L’idée qui se dégage du comportement des services de sécurité en arrêtant ce citoyen est la terreur qu’on veut instaurer, la crainte qu’on veut susciter de la part de la population en général. Un Etat de droit est un Etat érigé sur des principes à respecter et admis par tous. Une justice neutre, indépendante et intransigeante.

L’éviction de tout élément qui n’épouse pas les règles édictées par les dépositaires de la volonté collective va de soi dans un système légitime.
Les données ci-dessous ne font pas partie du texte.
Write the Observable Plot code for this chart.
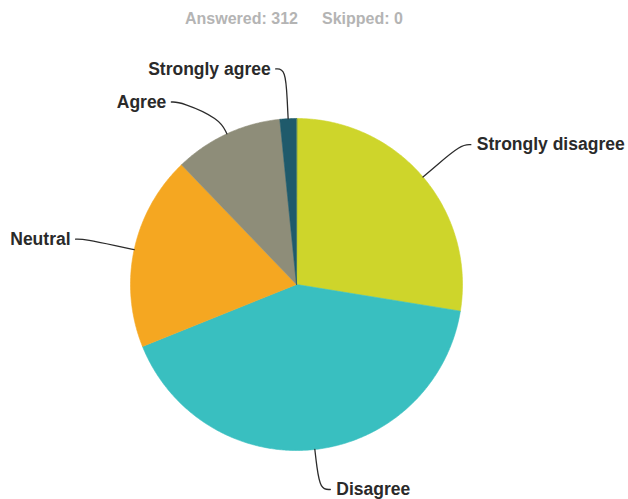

Or le problème dans notre cas présent, ceux qui sont censés représenter la collectivité (la nation algérienne) n’ont pas cette légitimité. Et c’est la recherche de celle-ci qui est au cœur de la crise que traverse le pays actuellement. 

Terroriser les citoyens pour les faire entrer dans un moule qui n’émane pas d’eux, faire taire des voix dissidentes en les emprisonnant et persécuter les opposants sont l’ensemble de caractéristiques des périodes noires de l’Histoire humaine.

A titre d’illustration, au lendemain de la Révolution française, on se lança à la chasse aux contre-révolutionnaires. La période de la terreur de Mao ; on persécuta tout élément avéré ou supposé opposant à la révolution marxiste. Les dégâts se font ressentir jusqu’à présent dans la Chine moderne. 

Notre système, aux abois, en décomposition et en opposition à la volonté populaire est en phase d’instaurer une atmosphère de terreur et de persécution. 

L’arrestation de Noureddine Aït Hamouda est le prélude d’une nouvelle ère. La seule chose qu’on nous demande : obéir. Ne rien remettre en cause. Au risque de voir l’apocalypse nous tomber dessus.

Notre devoir est de nous indigner devant cet état de fait. Indignons-nous devant les arrestations arbitraires. Indignons-nous devant la terreur de l’Etat. Indignons-nous devant une mascarade électorale. Indignons-nous de la déliquescence de l’Etat algérien.